Littérature noire
13 Novembre 2017
Méridien de sang a chaviré la tête de plus d'un.
Et S. Craig Zahler qui vient de publier Une assemblée de chacals ne peut nier l'influence du roman monstre de Mc Carthy. Sans lui emprunter sa prose, son essence, sa dimension littéraire, il en pique au moins la folie. Une assemblée de chacals est ainsi un bon petit western sanglant, cruel et poussiéreux.

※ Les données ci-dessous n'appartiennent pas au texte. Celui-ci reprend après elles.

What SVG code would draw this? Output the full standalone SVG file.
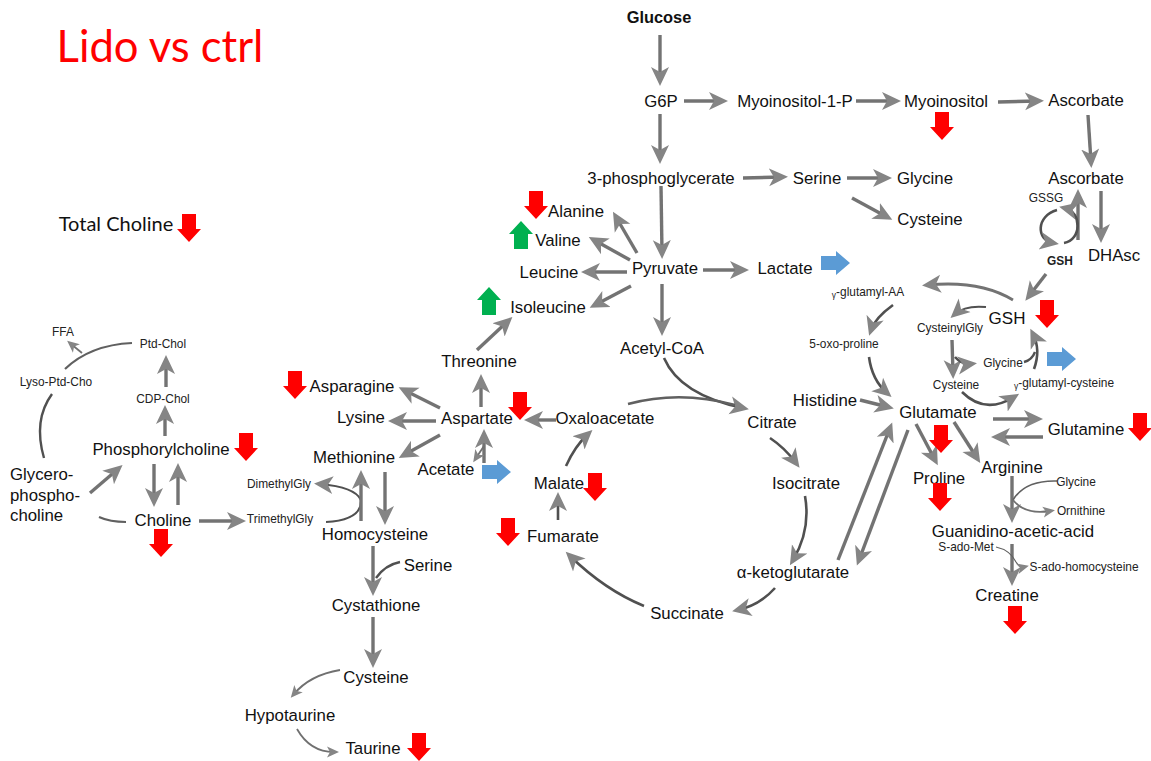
<svg xmlns="http://www.w3.org/2000/svg" xmlns:xlink="http://www.w3.org/1999/xlink" width="1151" height="761" viewBox="0 0 1151 761">
<style>
text{font-family:"Liberation Sans",Arial,sans-serif;font-size:16.8px;fill:#111;text-anchor:middle}
text:not(.s):not(.cal){transform:translateY(1px)}
.s{font-size:11.9px;fill:#222}
.xs{font-size:8.5px}
.l{text-anchor:start}
.b{font-weight:bold}
.cal{font-family:Lato,"Liberation Sans",sans-serif}
#connectors path{fill:none;stroke-linecap:butt}
.e{stroke:#737373;stroke-width:3.4;marker-end:url(#h)}
.c{stroke:#505050;stroke-width:2.6;marker-end:url(#h)}
.t{stroke:#707070;stroke-width:1.8;marker-end:url(#m)}
.n{stroke:#606060;stroke-width:1.6}
.p{stroke:#505050;stroke-width:2.4}
</style>
<defs>
<marker id="h" markerUnits="userSpaceOnUse" markerWidth="22" markerHeight="20" refX="13" refY="9.5" orient="auto" viewBox="0 0 22 19"><path d="M0,0.5 L19,9.5 L0,18.5 L5,9.5Z" fill="#858585"/></marker>
<marker id="m" markerUnits="userSpaceOnUse" markerWidth="14" markerHeight="14" refX="7" refY="6" orient="auto" viewBox="0 0 14 12"><path d="M0,0.5 L12,6 L0,11.5 L3,6Z" fill="#858585"/></marker>
<path id="down" d="M-7,0H7V15H12L0,28L-12,15H-7Z" fill="#ff0000"/>
<path id="up" d="M-7,28H7V13H12L0,0L-12,13H-7Z" fill="#00b050"/>
<path id="right" d="M0,-7H15V-12L29,0L15,12V7H0Z" fill="#5b9bd5"/>
</defs>
<g id="connectors">
<path class="e" d="M660,35V80"/>
<path class="e" d="M684,101H722"/>
<path class="e" d="M856,101H895"/>
<path class="e" d="M998,102L1038,101"/>
<path class="e" d="M1088,115L1091,162"/>
<path class="e" d="M660,114V158"/>
<path class="e" d="M743,178L782,177"/>
<path class="e" d="M847,178H886"/>
<path class="e" d="M852,198L887,217"/>
<path class="e" d="M661,186L662,253"/>
<path class="e" d="M637,253L616,217"/>
<path class="e" d="M630,260L594,240"/>
<path class="e" d="M627,272H587"/>
<path class="e" d="M631,286L595,305"/>
<path class="e" d="M703,270H743"/>
<path class="e" d="M662,284V330"/>
<path class="e" d="M477,350L508,321"/>
<path class="e" d="M481,407V380"/>
<path class="e" d="M440,408L404,390"/>
<path class="e" d="M436,421H394"/>
<path class="e" d="M440,435L404,455"/>
<path class="e" d="M484,463V435"/>
<path class="t" d="M484,446L476,458"/>
<path class="e" d="M556,420H530"/>
<path class="c" d="M566,466Q575,446 588,434"/>
<path class="c" d="M558,520V498"/>
<path class="c" d="M644,606Q605,590 570,556"/>
<path class="c" d="M775,588Q760,605 738,610"/>
<path class="c" d="M664,358Q680,395 743,408"/>
<path class="n" d="M628,404Q680,390 735,405" style="stroke-width:2.6"/>
<path class="c" d="M770,438Q785,448 796,463"/>
<path class="c" d="M805,496Q811,530 793,560"/>
<path class="e" d="M838,560L890,428"/>
<path class="e" d="M908,430L859,560"/>
<path class="e" d="M860,400L888,407"/>
<path class="c" d="M869,357Q872,380 887,393"/>
<path class="c" d="M893,305Q875,318 871,330"/>
<path class="e" d="M1013,300Q980,280 928,285" style="stroke-width:2.8"/>
<path class="e" d="M1046,274L1029,296"/>
<path class="c" d="M986,307Q965,305 955,314" style="stroke-width:2"/>
<path class="e" d="M952,340L953,373"/>
<path class="c" d="M955,357Q962,365 971,364"/>
<path class="p" d="M1024,362Q1032,360 1035,352"/>
<path class="c" d="M1034,369Q1041,350 1033,334"/>
<path class="c" d="M962,392Q985,415 1014,397"/>
<path class="e" d="M993,419H1037"/>
<path class="e" d="M1043,437H997"/>
<path class="e" d="M916,424L935,460"/>
<path class="e" d="M954,422L977,458"/>
<path class="e" d="M1012,476V517"/>
<path class="n" d="M1057,481Q1025,480 1013,500"/>
<path class="t" d="M1013,500Q1025,515 1050,511"/>
<path class="e" d="M1012,544V580"/>
<path class="n" d="M996,547Q1010,550 1016,562Q1020,568 1024,567" style="stroke-width:1.2;marker-end:url(#m)"/>
<path class="e" d="M1078,240V195"/>
<path class="c" d="M1057,210C1036,216 1036,240 1053,243"/>
<path class="c" d="M1064,243C1082,240 1082,212 1065,208"/>
<path class="e" d="M1101,191V237"/>
<path class="p" d="M44,458Q33,420 52,394"/>
<path class="n" d="M65,369Q90,345 132,343" style="stroke-width:2.2"/>
<path class="t" d="M82,353L71,344"/>
<path class="e" d="M166,387V361"/>
<path class="e" d="M165,436V411"/>
<path class="e" d="M154,464V501"/>
<path class="e" d="M178,505V469"/>
<path class="e" d="M90,493L118,469"/>
<path class="n" d="M99,517Q110,522 126,522" style="stroke-width:2.2"/>
<path class="e" d="M199,521H240"/>
<path class="c" d="M326,522Q362,520 361,500Q355,487 320,484" style="stroke-width:2"/>
<path class="e" d="M361,521V476"/>
<path class="e" d="M385,472V519"/>
<path class="e" d="M373,546V590"/>
<path class="p" d="M400,562Q385,565 376,578"/>
<path class="e" d="M373,617V662"/>
<path class="t" d="M340,670Q310,675 294,694"/>
<path class="t" d="M297,729Q310,752 334,752"/>
</g>
<g id="title"><text class="cal" x="160" y="62" style="font-size:43.6px;fill:#ff0000">Lido vs ctrl</text></g>
<g id="total-choline"><text class="cal" x="116" y="231" style="font-size:20px">Total Choline</text><use href="#down" x="189" y="214"/></g>
<g id="glucose"><text class="b" x="659" y="22" style="font-size:16.4px">Glucose</text></g>
<g id="g6p"><text x="661" y="106">G6P</text></g>
<g id="myoinositol-1-p"><text x="795" y="106">Myoinositol-1-P</text></g>
<g id="myoinositol"><text x="946" y="106">Myoinositol</text><use href="#down" x="942" y="112"/></g>
<g id="ascorbate-1"><text x="1086" y="105">Ascorbate</text></g>
<g id="ascorbate-2"><text x="1086" y="183">Ascorbate</text></g>
<g id="phosphoglycerate"><text x="661" y="183">3-phosphoglycerate</text></g>
<g id="serine-1"><text x="817" y="183">Serine</text></g>
<g id="glycine-1"><text x="925" y="183">Glycine</text></g>
<g id="cysteine-1"><text x="930" y="224">Cysteine</text></g>
<g id="gssg"><text class="s" x="1046" y="202">GSSG</text></g>
<g id="gsh-bold"><text class="s b" x="1060" y="265">GSH</text></g>
<g id="dhasc"><text x="1114" y="260">DHAsc</text></g>
<g id="alanine"><text x="576" y="216">Alanine</text><use href="#down" x="536" y="191"/></g>
<g id="valine"><text x="558" y="245">Valine</text><use href="#up" x="521" y="221"/></g>
<g id="leucine"><text x="549" y="277">Leucine</text></g>
<g id="pyruvate"><text x="665" y="273">Pyruvate</text></g>
<g id="lactate"><text x="785" y="273">Lactate</text><use href="#right" x="821" y="263"/></g>
<g id="isoleucine"><text x="548" y="312">Isoleucine</text><use href="#up" x="489" y="287"/></g>
<g id="threonine"><text x="479" y="366">Threonine</text></g>
<g id="acetyl-coa"><text x="662" y="353">Acetyl-CoA</text></g>
<g id="aspartate"><text x="477" y="423">Aspartate</text><use href="#down" x="520" y="392"/></g>
<g id="oxaloacetate"><text x="605" y="423">Oxaloacetate</text></g>
<g id="citrate"><text x="772" y="427">Citrate</text></g>
<g id="asparagine"><text x="352" y="391">Asparagine</text><use href="#down" x="295" y="371"/></g>
<g id="lysine"><text x="361" y="422">Lysine</text></g>
<g id="methionine"><text x="354" y="462">Methionine</text></g>
<g id="acetate"><text x="446" y="474">Acetate</text><use href="#right" x="482" y="472"/></g>
<g id="malate"><text x="559" y="488">Malate</text><use href="#down" x="595" y="473"/></g>
<g id="fumarate"><text x="563" y="541">Fumarate</text><use href="#down" x="508" y="518"/></g>
<g id="isocitrate"><text x="806" y="488">Isocitrate</text></g>
<g id="alpha-ketoglutarate"><text x="793" y="577">α-ketoglutarate</text></g>
<g id="succinate"><text x="687" y="618">Succinate</text></g>
<g id="homocysteine"><text x="375" y="539">Homocysteine</text></g>
<g id="serine-2"><text x="428" y="570">Serine</text></g>
<g id="cystathione"><text x="376" y="610">Cystathione</text></g>
<g id="cysteine-2"><text x="376" y="682">Cysteine</text></g>
<g id="hypotaurine"><text x="290" y="720">Hypotaurine</text></g>
<g id="taurine"><text x="373" y="753">Taurine</text><use href="#down" x="419" y="733"/></g>
<g id="ffa"><text class="s" x="63" y="336">FFA</text></g>
<g id="ptd-chol"><text class="s" x="163" y="348">Ptd-Chol</text></g>
<g id="lyso-ptd-cho"><text class="s" x="56" y="386">Lyso-Ptd-Cho</text></g>
<g id="cdp-chol"><text class="s" x="163" y="403">CDP-Chol</text></g>
<g id="phosphorylcholine"><text x="161" y="454">Phosphorylcholine</text><use href="#down" x="246" y="433"/></g>
<g id="glycerophosphocholine"><text class="l" x="10" y="479">Glycero-</text><text class="l" x="10" y="500">phospho-</text><text class="l" x="10" y="520">choline</text></g>
<g id="choline"><text x="163" y="525">Choline</text><use href="#down" x="161" y="529"/></g>
<g id="dimethylgly"><text class="s" x="279" y="488">DimethylGly</text></g>
<g id="trimethylgly"><text class="s" x="280" y="523">TrimethylGly</text></g>
<g id="glutamyl-aa"><text class="s" x="868" y="296"><tspan class="xs" dy="2">γ</tspan><tspan dy="-2">-glutamyl-AA</tspan></text></g>
<g id="oxo-proline"><text class="s" x="844" y="348">5-oxo-proline</text></g>
<g id="cysteinylgly"><text class="s" x="950" y="332">CysteinylGly</text></g>
<g id="gsh"><text x="1007" y="323" style="font-size:17px">GSH</text><use href="#down" x="1047" y="300"/></g>
<g id="cysteine-3"><text class="s" x="956" y="389">Cysteine</text></g>
<g id="glycine-2"><text class="s" x="1003" y="367">Glycine</text><use href="#right" x="1047" y="359"/></g>
<g id="glutamyl-cysteine"><text class="s" x="1064" y="387"><tspan class="xs" dy="2">γ</tspan><tspan dy="-2">-glutamyl-cysteine</tspan></text></g>
<g id="histidine"><text x="825" y="405">Histidine</text></g>
<g id="glutamate"><text x="938" y="417">Glutamate</text><use href="#down" x="941" y="425"/></g>
<g id="glutamine"><text x="1086" y="434">Glutamine</text><use href="#down" x="1140" y="413"/></g>
<g id="arginine"><text x="1012" y="472">Arginine</text></g>
<g id="proline"><text x="939" y="483">Proline</text><use href="#down" x="940" y="483"/></g>
<g id="glycine-3"><text class="s" x="1076" y="486">Glycine</text></g>
<g id="ornithine"><text class="s" x="1081" y="515">Ornithine</text></g>
<g id="guanidino-acetic-acid"><text x="1013" y="536">Guanidino-acetic-acid</text></g>
<g id="s-ado-met"><text class="s" x="966" y="551">S-ado-Met</text></g>
<g id="s-ado-homocysteine"><text class="s" x="1084" y="571">S-ado-homocysteine</text></g>
<g id="creatine"><text x="1007" y="600">Creatine</text><use href="#down" x="1015" y="606"/></g>
</svg>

Lingham, les deux frères Danford et Dicky ont eu une jeunesse de hors-la-loi dans la deuxième moitié du 19e siècle. Braquages de banques, meurtres quand c'était obligé, sous le nom du Gang du grand boxeur, ils ont su tordre le nez à la pauvreté qui les menaçait pour s'improviser bandits de grand chemin. Cela, avant de rencontrer Quinlan, Irlandais fou furieux, qui va les entraîner dans une aventure de sadisme, réduisant à l'esclavage une tribu d'indiens Appanuqis ( a priori c'est une invention) pour mieux piller des villes entières...Mais les quatre du Gang ne supportent pas cette violence gratuite et piègent la bande de Quinlan. 20 ans après, l'heure de la vengeance a sonné dans les plaines du Montana. Lingham doit se marier mais il a reçu un message de Quinlan qui exige la présence des quatre le jour des noces pour solder les comptes...
Une assemblée de chacals bénéficient d'une atmosphère parfaite. Fin 19e, transports en commun équins ou chemin de fer poussif, saloon avec crachoirs, bordels discrets et flingues à six coups avec quelques fusils à longue portée. Pour cela, Zahler sait vraiment y faire. D'autant qu'il offre des personnages qui, même s'ils frôlent la caricature, entre le beau gosse, le violent repenti, le vieux shériff sage ou le psychopathe vengeur, tiennent la route. Le lecteur est pris au piège d'un quatuor de canailles qui a fait amende honorable, quatuor lui-même piégé par la pire des ordures. Un Quinlan et ses amis donc qui ne sont pas sans rappeler le juge Holden de Mc Carthy, l'illumination religieuse en moins mais avec ce même genre de personnages excentriques, cette démence sadique (cette couronne de clous !). L'auteur manie autant le piment que la dynamite ici, sachant alterner son rythme, et offrant une magnifique scène d'arrivée des bandits dans la petite ville, avec un nuage de poussière digne d'une invasion de criquets. La vision est vraiment dantesque, une impression de western apocalyptique. Mais S. Craig Zahler s'y connaît en images, lui, qui a réalisé, l'honnête western de série B, Bone Tomahawk.
Il aurait tout de même pu éviter l'explosion de l'église dont on comprend assez mal le sens. Et autre bémol, cette longue scène à cheval avec le shériff TW, Goodstead, le vieux marshal, Oswell et Dicky ! Comment peut-on parler aussi longtemps lors d'un galop à cheval ? Zahler sait-il le vacarme que font cinq chevaux lancés à toute allure ? Sait-il la difficulté de s'entendre quand le vent cingle, que les sabots frappent le sol ? On ne peut pas toujours s'extraire de la réalité pour alimenter la fiction. Mais ce n'est qu'un détail, dans un western qui se veut avant tout cathartique, avec ses bons, ses méchants. Et une certaine morale.
Une assemblée de chacals (trad.Janique Jouin-de-Laurens) ed. Gallmeister, 364 pages, 21 euros.